As tribute to Jackson County’s long standing role in Indiana history, county leaders selected an architectural style for their twentieth century courthouse that imparts authority and dignity. During the War of 1812, several encounters between Native Americans and the United States Army took place in what would become Jackson County. Consequently many towns and the county’s name were inspired by military leaders, including Andrew Jackson, war commander and United States President. Brownstown, the county seat is named in honor of Jacob Brown, a general in the War.

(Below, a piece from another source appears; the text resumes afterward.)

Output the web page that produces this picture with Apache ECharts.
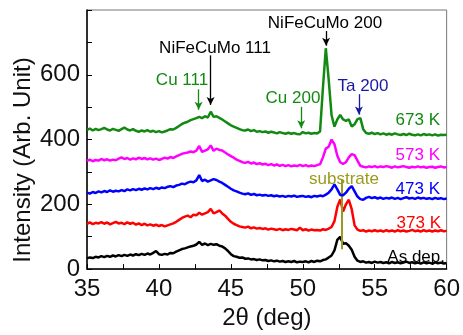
<!DOCTYPE html>
<html>
<head>
<meta charset="utf-8">
<script src="https://cdn.jsdelivr.net/npm/echarts@6/dist/echarts.min.js"></script>
<style>html,body{margin:0;padding:0;background:#fff}#c{width:463px;height:335px}</style>
</head>
<body>
<div id="c"></div>
<script>
const angles = [
35.0,35.2,35.4,35.6,35.8, 36.0,36.2,36.4,36.6,36.8, 37.0,37.2,37.4,37.6,37.8, 38.0,38.2,38.4,38.6,38.8,
39.0,39.2,39.4,39.6,39.8, 40.0,40.2,40.4,40.6,40.8, 41.0,41.2,41.4,41.6,41.8, 42.0,42.2,42.4,42.6,42.8,
43.0,43.2,43.4,43.6,43.8, 44.0,44.2,44.4,44.6,44.8, 45.0,45.2,45.4,45.6,45.8, 46.0,46.2,46.4,46.6,46.8,
47.0,47.2,47.4,47.6,47.8, 48.0,48.2,48.4,48.6,48.8, 49.0,49.2,49.4,49.6,49.8, 50.0,50.2,50.4,50.6,50.8,
51.0,51.2,51.4,51.6,51.8, 52.0,52.2,52.4,52.6,52.8, 53.0,53.2,53.4,53.6,53.8, 54.0,54.2,54.4,54.6,54.8,
55.0,55.2,55.4,55.6,55.8, 56.0,56.2,56.4,56.6,56.8, 57.0,57.2,57.4,57.6,57.8, 58.0,58.2,58.4,58.6,58.8,
59.0,59.2,59.4,59.6,59.8, 60.0];

const asDep = [
33,36,34,38,36, 40,37,41,38,42, 39,43,40,44,41, 45,42,46,43,47, 44,48,45,50,56,
46,44,47,45,50, 49,54,58,62,64, 67,70,72,76,84, 75,79,74,78,75, 77,72,70,64,56,
46,40,38,35,36, 32,33,30,31,28, 30,27,28,25,27, 24,26,23,25,22, 24,22,25,21,23,
22,24,21,25,22, 26,24,28,30,36, 42,58,90,100,78, 80,72,60,38,26, 22,24,20,22,19,
23,20,22,19,21, 18,22,19,21,18, 20,23,19,21,18, 20,17,21,18,20, 17,21,18,20,17, 19];

const k373 = [
140,144,139,143,141, 145,140,144,138,142, 146,141,143,139,144, 140,143,137,141,136, 140,135,138,134,137,
133,136,132,135,138, 141,146,152,158,162, 165,160,168,166,174, 168,172,176,186,172, 176,181,172,165,155,
146,140,136,132,130, 128,131,126,129,125, 127,124,126,122,125, 123,121,124,120,123, 121,124,122,120,128,
120,123,119,122,120, 121,119,123,121,125, 130,148,192,215,178, 200,214,185,135,122, 118,120,116,119,117,
120,117,119,116,120, 117,119,116,120,117, 119,116,118,121,117, 119,116,120,117,119, 116,119,117,120,117, 118];

const k473 = [
236,233,238,235,240, 237,241,238,243,239, 242,240,244,241,246, 243,247,244,248,245, 249,246,250,247,251,
248,252,250,254,256, 253,258,260,264,262, 267,270,268,274,290, 272,276,270,274,278, 275,270,266,260,254,
248,243,240,236,233, 231,234,229,232,228, 230,227,229,226,228, 225,227,224,226,223, 226,224,227,223,225,
226,223,225,222,226, 224,227,225,230,236, 246,262,246,229,228, 236,248,256,240,224, 216,214,220,223,219,
222,218,221,217,220, 218,221,217,220,216, 219,222,218,220,217, 221,218,220,217,219, 216,220,217,219,216, 218];

const k573 = [
334,338,333,337,335, 340,336,339,335,338, 336,341,345,340,343, 338,342,339,344,340, 343,339,342,338,341,
337,340,344,341,346, 343,348,352,356,358, 360,363,361,366,380, 362,366,370,382,365, 372,368,366,360,354,
349,344,338,334,330, 328,331,326,329,324, 327,323,325,321,324, 320,323,319,322,318, 321,317,320,318,322,
318,321,317,320,318, 321,324,345,372,378, 400,386,350,330,325, 330,345,355,352,335, 319,316,314,317,315,
318,314,317,315,318, 316,313,317,314,316, 318,315,313,316,314, 317,314,316,313,315, 316,313,315,317,314, 315];

const k673 = [
430,434,428,433,429, 432,436,431,428,433, 430,427,432,437,431, 428,432,427,424,428, 425,429,424,427,423,
426,422,425,428,432, 431,436,442,448,452, 455,460,463,466,470, 466,472,468,486,470, 472,467,462,456,450,
444,440,436,432,429, 428,431,426,429,424, 426,423,425,421,424, 422,419,423,420,418, 421,418,420,417,416,
423,419,421,418,420, 419,425,560,682,585, 475,440,462,476,462, 458,462,440,447,463, 466,432,420,418,421,
417,420,416,419,415, 418,415,419,416,414, 417,414,418,415,413, 416,413,417,414,416, 413,416,412,415,414, 415];

const seriesNames = ['As dep.', '373 K', '473 K', '573 K', '673 K'];
const seriesValues = [asDep, k373, k473, k573, k673];
const seriesColors = ['#000000', '#ff0000', '#0000ff', '#ff00ff', '#128a12'];

// peak marker arrows
const arrowAngles = [51.62, 43.59, 42.76, 49.89, 53.9];
const arrowFrom   = [735, 660, 555, 501, 540];
const arrowTo     = [690, 507, 492, 435, 477];
const arrowColors = ['#000000', '#000000', '#128a12', '#128a12', '#1a1aa0'];

const substrateAngle = 52.71;
const substrateRange = [276, 61];

const xTicks = [35, 40, 45, 50, 55, 60];
const yTicks = [0, 200, 400, 600];

const FONT = "'Liberation Sans', Arial, sans-serif";
const chart = echarts.init(document.getElementById('c'), null, {renderer: 'canvas'});

const series = seriesNames.map((n, s) => ({
  name: n,
  type: 'line',
  showSymbol: false,
  symbol: 'none',
  data: angles.map((a, i) => [a, seriesValues[s][i]]),
  lineStyle: {color: seriesColors[s], width: 2.5},
  itemStyle: {color: seriesColors[s]},
  z: 3 + s
}));

series.push({
  type: 'line',
  data: [],
  markLine: {
    silent: true,
    animation: false,
    symbol: ['none', 'arrow'],
    symbolSize: [6, 8],
    label: {show: false},
    data: arrowAngles.map((a, i) => [
      {coord: [a, arrowFrom[i]], lineStyle: {color: arrowColors[i], width: 1.3, type: 'solid'}, itemStyle: {color: arrowColors[i]}},
      {coord: [a, arrowTo[i]]}
    ]).concat([[
      {coord: [substrateAngle, substrateRange[0]], symbol: 'none', lineStyle: {color: '#9a9a1e', width: 2, type: 'solid'}},
      {coord: [substrateAngle, substrateRange[1]], symbol: 'none'}
    ]])
  },
  z: 10
});

const txt = (t, x, y, color, align) => ({
  type: 'text', x: x, y: y,
  style: {text: t, fill: color, font: "17px " + FONT, textAlign: align || 'center', textVerticalAlign: 'middle'},
  z: 100
});

chart.setOption({
  animation: false,
  backgroundColor: '#fff',
  grid: {left: 87, right: 15, top: 10, bottom: 58, show: true, borderColor: '#777', borderWidth: 1},
  xAxis: {
    type: 'value', min: 35, max: 60, interval: 2.5,
    name: '2θ (deg)', nameLocation: 'middle', nameGap: 29,
    nameTextStyle: {fontSize: 24, color: '#111', fontFamily: FONT},
    axisLine: {show: true, lineStyle: {color: '#000', width: 1.5}},
    axisTick: {show: true, inside: true, length: 5, lineStyle: {color: '#000'}},
    axisLabel: {fontSize: 24, color: '#111', fontFamily: FONT, margin: 8,
      formatter: v => xTicks.indexOf(Math.round(v * 10) / 10) >= 0 ? String(v) : ''},
    splitLine: {show: false}
  },
  yAxis: {
    type: 'value', min: 0, max: 800, interval: 100,
    axisLine: {show: true, lineStyle: {color: '#000', width: 1.5}},
    axisTick: {show: true, inside: true, length: 5, lineStyle: {color: '#000'}},
    axisLabel: {fontSize: 24, color: '#111', fontFamily: FONT, margin: 7,
      formatter: v => yTicks.indexOf(v) >= 0 ? String(v) : ''},
    splitLine: {show: false}
  },
  series: series,
  graphic: [
    {type: 'text', x: 23, y: 160, rotation: Math.PI / 2, z: 100,
     style: {text: 'Intensity (Arb. Unit)', fill: '#111', font: "24px " + FONT, textAlign: 'center', textVerticalAlign: 'middle'}},
    txt('NiFeCuMo 200', 325, 23, '#000'),
    txt('NiFeCuMo 111', 215, 48, '#000'),
    txt('Cu 111', 182, 80, '#128a12'),
    txt('Cu 200', 293, 98, '#128a12'),
    txt('Ta 200', 363, 86, '#1a1aa0'),
    txt('substrate', 344, 179, '#9a9a1e'),
    txt('673 K', 440, 120, '#128a12', 'right'),
    txt('573 K', 440, 155, '#ff00ff', 'right'),
    txt('473 K', 440, 189, '#0000ff', 'right'),
    txt('373 K', 441, 223, '#ff0000', 'right'),
    txt('As dep.', 445, 257, '#000', 'right')
  ]
});
</script>
</body>
</html>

The county originally housed its government operations in a log structure, built in 1816 and subsequent buildings until 1870. By this time, Jackson County outgrew its small two story brick building, and the commissioners asked David Bolen to design a stately new structure. Bolen designed the building in the Second Empire style.1 This style employed arched windows, quoined walls, and the hallmark mansard roof.2 In 1910 the commissioners hired Elmer Dunlap to enlarge the existing courthouse. Dunlap grew up in Columbus, Indiana, and received formal training in architecture from the University of Illinois. The Jackson County Courthouse is similar in its elegant Neoclassical simplicity to Dunlap-designed courthouses found in Pike (1920-1922), Spencer (1921), and Vermillion (1923-1925) counties. Dunlap, one of the most prolific courthouse architects in Indiana, also designed courthouses in Franklin (1910-1912) and Carroll (1916-1917) counties.
The Neoclassical style is based on Greek and Roman architecture and uses stone surfaces, pedimented porticos, columns, and pilasters. Dunlap modeled the entrance to the courthouse after the Franklin County Courthouse, which he was working on simultaneously.
During a strong storm in 1959, the courthouse was struck by lightning, resulting in a fire that destroyed the cupola, clock tower, and clock. The glass dome, clock, and courtrooms also sustained damage. Fortunately the second floor murals painted by Seymour native Carl Reinbold remained safe. A painting of Fort Vallonia, a principal stockade during the War of 1812, once again highlights the importance of the war in Jackson County.3
Like most courthouse squares in Indiana, the Jackson County Courthouse is laid out in a Shelbyville Square plan, meaning the streets intersect at the corners of the square.
1 Historic Landmarks Foundation of Indiana, Jackson County Interim Report. (Indianapolis: Historic Landmarks Foundation of Indiana, July 1988).2 John Blumenson, Identifying American Architecture: A Pictorial Guide to Styles and Terms, 1600-1945 (New York: W W Norton & Company, 1981), 68.